Because gelatin sticks so well to the skin as it dries, it’s highly effective at unclogging pores and removing stubborn dirt buildups. It also removes dead skin cells to brighten your complexion.

And since gelatin is a form of collagen, gelatin masks can also thicken and tighten your skin.

However, gelatin’s stickiness also makes it somewhat painful to remove from the skin. This can result in redness and irritation after removing a gelatin mask.

Because of this, you should only use a gelatin mask once a week or less. And those with sensitive skin may want to skip it altogether.

Sheet Face Masks

An Asian woman using a facial mask

Sheet masks got their start in South Korea, but they’ve since exploded in popularity around the world.

Rather than coming in a tube or bottle like most masks, sheet masks take the form of thin pieces of fiber or cellulose.
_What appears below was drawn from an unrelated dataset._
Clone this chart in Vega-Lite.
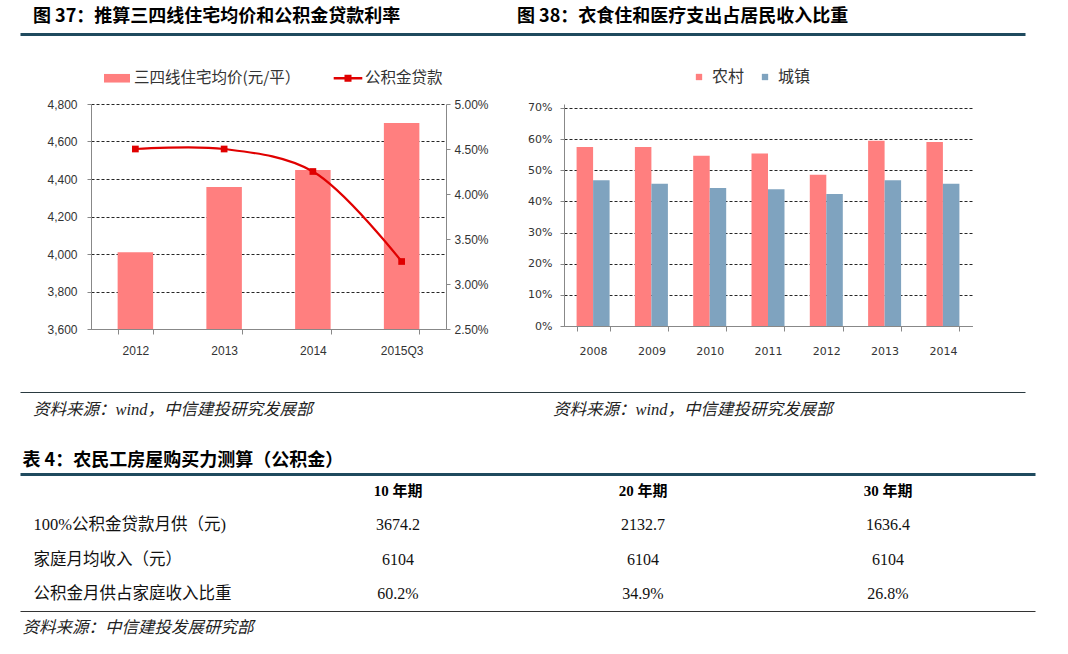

These sheets are soaked in ingredients like hyaluronic acid, antioxidants and ceramides that rehydrate and rejuvenate your skin.

To use a sheet mask, you simply lay the sheets onto your face and let your skin absorb the ingredients.

Sheet masks are among the most hydrating masks out there, though many also have luminizing or brightening effects as well.

They’re generally safe to use as often as you want, whether that’s once a week or every day.

However, those with acne should only use them once or twice a week. And if your sheet mask contains glycolic acid, stick with once-a-week use to prevent this strong exfoliant from irritating your skin.

Clay Face Masks

Clay face masks have been in use for thousands of years. There’s evidence that they were used by ancient Egyptians and other cultures to purify and beautify the skin.

Their main purpose is detoxification. Clay draws dirt, oil, heavy metals, and other toxins out of your skin, replacing them with beneficial minerals to soothe and brighten your complexion.

However, clay masks do tend to have a drying effect on the skin, so they’re best used in conjunction with a rich moisturizer or hydrating mask.

If you have dry skin, it’s best to use a clay mask once every other week or less. Those with oily skin can use them once a week and may find that more frequent use helps to balance their oil production.

DIY Face Masks

If you prefer to take your skincare into your own hands, a DIY face mask may be right for you.

You can easily whip up a face mask using ingredients you already have in your kitchen.

To make a DIY hydrating face mask, mix half an avocado with one tablespoon of honey and a handful of oats, then apply it to your face for 10-15 minutes. You can use this mask once or twice a week to rehydrate and smooth your skin.

Make a brightening, exfoliating mask by combining ¼ of a papaya with one tablespoon of cacao powder and a dollop of aloe gel. Even the most sensitive skin can handle this gentle mask for 10 minutes once or twice a week.

Or try a luminizing mask made from half a banana, a tablespoon of honey and a tablespoon of orange juice. Mash it all together and apply it twice a week for 15 minutes to get a lovely natural glow.